## [Aim]
Repeat everything from the first line of the listing below through the line that contains "import plotly.graph_objects as go", exactly. Leave out pictures.

## [Provided material]
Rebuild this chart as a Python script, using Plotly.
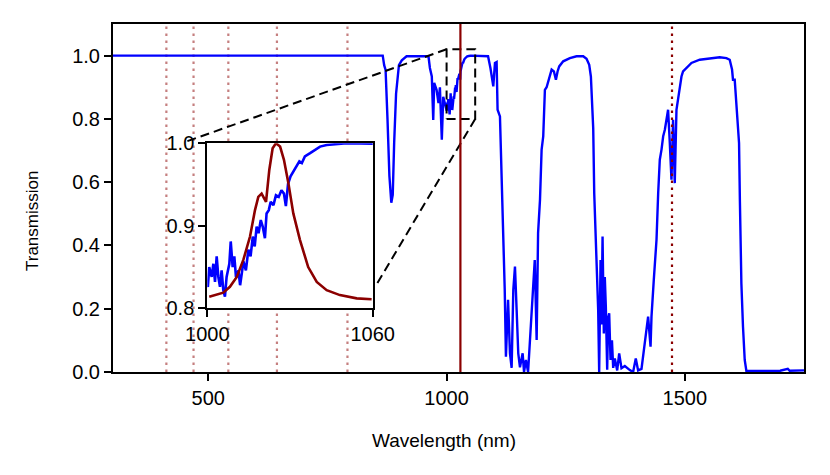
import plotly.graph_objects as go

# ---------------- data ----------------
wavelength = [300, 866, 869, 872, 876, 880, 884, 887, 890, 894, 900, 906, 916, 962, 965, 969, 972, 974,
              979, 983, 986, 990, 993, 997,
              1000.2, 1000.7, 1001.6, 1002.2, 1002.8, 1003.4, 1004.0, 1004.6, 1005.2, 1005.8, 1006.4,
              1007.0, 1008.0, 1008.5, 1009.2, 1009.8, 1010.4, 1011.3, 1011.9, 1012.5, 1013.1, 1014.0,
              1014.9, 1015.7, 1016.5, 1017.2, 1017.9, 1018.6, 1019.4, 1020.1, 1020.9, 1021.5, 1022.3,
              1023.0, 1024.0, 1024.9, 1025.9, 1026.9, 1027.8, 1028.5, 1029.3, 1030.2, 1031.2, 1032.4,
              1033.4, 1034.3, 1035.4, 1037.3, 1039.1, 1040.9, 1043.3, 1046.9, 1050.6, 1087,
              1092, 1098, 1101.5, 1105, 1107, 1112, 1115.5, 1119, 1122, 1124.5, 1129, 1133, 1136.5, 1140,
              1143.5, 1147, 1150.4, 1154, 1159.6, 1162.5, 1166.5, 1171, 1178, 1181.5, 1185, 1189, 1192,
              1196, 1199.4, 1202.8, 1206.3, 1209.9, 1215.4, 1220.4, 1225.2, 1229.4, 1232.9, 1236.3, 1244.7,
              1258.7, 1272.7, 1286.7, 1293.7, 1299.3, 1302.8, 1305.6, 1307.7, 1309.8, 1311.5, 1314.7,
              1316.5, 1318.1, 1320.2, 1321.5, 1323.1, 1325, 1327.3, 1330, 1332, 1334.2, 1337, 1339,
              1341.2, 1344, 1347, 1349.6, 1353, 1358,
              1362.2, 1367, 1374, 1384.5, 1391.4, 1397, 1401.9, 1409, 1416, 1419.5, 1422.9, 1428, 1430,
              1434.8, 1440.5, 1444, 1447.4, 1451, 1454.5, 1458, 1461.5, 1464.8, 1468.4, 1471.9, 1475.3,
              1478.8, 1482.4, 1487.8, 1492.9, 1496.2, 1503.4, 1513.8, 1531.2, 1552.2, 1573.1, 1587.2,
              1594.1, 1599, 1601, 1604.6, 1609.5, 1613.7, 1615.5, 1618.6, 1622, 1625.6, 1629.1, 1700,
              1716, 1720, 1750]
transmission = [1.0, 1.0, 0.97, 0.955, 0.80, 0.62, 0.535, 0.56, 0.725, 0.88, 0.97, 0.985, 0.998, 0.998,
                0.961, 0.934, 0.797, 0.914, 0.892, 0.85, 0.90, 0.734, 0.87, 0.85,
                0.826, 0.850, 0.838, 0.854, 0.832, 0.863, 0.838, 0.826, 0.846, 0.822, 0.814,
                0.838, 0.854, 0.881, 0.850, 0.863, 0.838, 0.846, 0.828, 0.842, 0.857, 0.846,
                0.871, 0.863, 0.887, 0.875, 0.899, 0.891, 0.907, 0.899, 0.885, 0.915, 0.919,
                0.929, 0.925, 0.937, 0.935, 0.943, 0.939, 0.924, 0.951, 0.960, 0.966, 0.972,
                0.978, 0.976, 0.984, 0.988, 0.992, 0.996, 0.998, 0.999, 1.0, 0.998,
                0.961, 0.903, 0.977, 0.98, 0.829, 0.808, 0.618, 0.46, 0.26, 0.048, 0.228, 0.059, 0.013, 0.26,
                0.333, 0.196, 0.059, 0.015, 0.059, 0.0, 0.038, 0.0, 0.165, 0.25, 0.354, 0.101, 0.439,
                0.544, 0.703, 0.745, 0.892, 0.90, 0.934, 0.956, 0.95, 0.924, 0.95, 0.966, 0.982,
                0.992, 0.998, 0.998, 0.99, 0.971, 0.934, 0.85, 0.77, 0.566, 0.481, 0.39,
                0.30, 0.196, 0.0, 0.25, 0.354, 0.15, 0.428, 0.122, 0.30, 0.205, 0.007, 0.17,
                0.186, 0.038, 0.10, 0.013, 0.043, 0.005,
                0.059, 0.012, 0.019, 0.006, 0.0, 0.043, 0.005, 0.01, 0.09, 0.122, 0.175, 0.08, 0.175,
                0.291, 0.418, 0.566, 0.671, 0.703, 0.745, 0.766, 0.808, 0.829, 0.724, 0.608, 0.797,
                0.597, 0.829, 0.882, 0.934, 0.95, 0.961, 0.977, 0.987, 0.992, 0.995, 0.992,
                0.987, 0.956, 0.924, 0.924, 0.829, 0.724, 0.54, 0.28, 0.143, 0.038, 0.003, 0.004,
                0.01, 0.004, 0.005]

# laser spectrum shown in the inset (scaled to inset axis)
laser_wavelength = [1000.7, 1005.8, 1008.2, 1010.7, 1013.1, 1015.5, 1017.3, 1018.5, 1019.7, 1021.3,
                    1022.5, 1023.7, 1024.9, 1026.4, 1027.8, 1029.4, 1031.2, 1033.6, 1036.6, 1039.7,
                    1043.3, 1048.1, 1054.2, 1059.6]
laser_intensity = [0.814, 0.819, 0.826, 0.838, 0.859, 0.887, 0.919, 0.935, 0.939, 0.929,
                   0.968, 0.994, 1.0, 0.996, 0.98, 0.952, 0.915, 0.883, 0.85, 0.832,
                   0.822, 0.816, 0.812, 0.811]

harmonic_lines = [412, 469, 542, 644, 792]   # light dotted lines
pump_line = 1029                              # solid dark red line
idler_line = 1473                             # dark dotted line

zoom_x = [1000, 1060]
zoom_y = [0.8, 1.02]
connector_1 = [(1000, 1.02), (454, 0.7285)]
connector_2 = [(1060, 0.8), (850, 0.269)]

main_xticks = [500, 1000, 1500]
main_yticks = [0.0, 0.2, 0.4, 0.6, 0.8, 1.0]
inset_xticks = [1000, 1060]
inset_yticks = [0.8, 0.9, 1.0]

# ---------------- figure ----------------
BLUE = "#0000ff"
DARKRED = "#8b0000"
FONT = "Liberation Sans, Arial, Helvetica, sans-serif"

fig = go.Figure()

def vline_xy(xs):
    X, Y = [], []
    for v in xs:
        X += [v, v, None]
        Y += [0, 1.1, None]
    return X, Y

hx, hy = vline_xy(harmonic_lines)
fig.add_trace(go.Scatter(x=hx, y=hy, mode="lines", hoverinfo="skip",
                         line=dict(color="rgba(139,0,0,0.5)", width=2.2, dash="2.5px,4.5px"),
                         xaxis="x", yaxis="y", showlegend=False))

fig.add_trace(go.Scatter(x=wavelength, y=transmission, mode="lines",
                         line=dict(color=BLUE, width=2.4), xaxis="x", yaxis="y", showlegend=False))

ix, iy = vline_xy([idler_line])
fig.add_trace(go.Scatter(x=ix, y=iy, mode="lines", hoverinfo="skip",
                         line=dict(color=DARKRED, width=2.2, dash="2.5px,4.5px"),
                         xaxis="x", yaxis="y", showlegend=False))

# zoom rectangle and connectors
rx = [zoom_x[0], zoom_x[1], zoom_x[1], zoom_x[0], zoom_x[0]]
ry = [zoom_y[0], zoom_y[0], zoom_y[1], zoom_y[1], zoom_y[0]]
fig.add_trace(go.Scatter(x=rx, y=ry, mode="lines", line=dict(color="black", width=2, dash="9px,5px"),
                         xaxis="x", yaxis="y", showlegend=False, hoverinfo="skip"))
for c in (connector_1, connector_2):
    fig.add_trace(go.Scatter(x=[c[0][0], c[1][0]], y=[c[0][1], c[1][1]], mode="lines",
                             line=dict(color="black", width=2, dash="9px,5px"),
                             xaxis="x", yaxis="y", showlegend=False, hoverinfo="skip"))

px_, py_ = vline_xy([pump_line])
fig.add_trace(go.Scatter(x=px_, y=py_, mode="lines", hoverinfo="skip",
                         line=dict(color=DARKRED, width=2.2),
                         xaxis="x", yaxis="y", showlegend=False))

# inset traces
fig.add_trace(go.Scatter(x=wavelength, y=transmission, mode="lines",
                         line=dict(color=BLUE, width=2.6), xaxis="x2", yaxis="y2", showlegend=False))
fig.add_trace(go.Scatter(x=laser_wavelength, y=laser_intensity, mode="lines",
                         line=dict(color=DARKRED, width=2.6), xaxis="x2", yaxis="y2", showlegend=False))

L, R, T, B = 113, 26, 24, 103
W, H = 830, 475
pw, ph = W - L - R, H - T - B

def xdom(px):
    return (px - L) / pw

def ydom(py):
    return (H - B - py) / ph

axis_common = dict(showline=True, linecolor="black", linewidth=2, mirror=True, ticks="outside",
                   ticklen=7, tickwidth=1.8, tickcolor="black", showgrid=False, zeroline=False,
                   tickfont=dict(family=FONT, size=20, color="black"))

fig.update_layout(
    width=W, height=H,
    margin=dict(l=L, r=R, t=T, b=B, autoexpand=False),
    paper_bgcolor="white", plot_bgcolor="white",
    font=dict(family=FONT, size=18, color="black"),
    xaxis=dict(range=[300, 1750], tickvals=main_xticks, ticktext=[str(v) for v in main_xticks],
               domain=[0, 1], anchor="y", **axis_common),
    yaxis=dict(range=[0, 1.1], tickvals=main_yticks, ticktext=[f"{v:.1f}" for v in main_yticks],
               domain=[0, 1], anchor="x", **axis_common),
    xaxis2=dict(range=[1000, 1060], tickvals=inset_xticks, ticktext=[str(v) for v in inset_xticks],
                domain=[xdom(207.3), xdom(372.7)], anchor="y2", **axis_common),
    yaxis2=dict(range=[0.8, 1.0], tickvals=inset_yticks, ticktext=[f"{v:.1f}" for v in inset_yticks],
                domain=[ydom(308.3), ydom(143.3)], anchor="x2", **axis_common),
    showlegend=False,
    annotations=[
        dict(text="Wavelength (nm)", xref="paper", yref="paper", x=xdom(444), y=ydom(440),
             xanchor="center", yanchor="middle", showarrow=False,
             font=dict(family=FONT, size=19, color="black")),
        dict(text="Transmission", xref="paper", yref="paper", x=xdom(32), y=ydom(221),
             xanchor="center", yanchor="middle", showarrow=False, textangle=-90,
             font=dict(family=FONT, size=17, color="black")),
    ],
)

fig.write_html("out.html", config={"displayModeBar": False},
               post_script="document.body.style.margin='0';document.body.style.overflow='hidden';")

## [Solution]
Rebuild this chart as a Python script, using Plotly.
import plotly.graph_objects as go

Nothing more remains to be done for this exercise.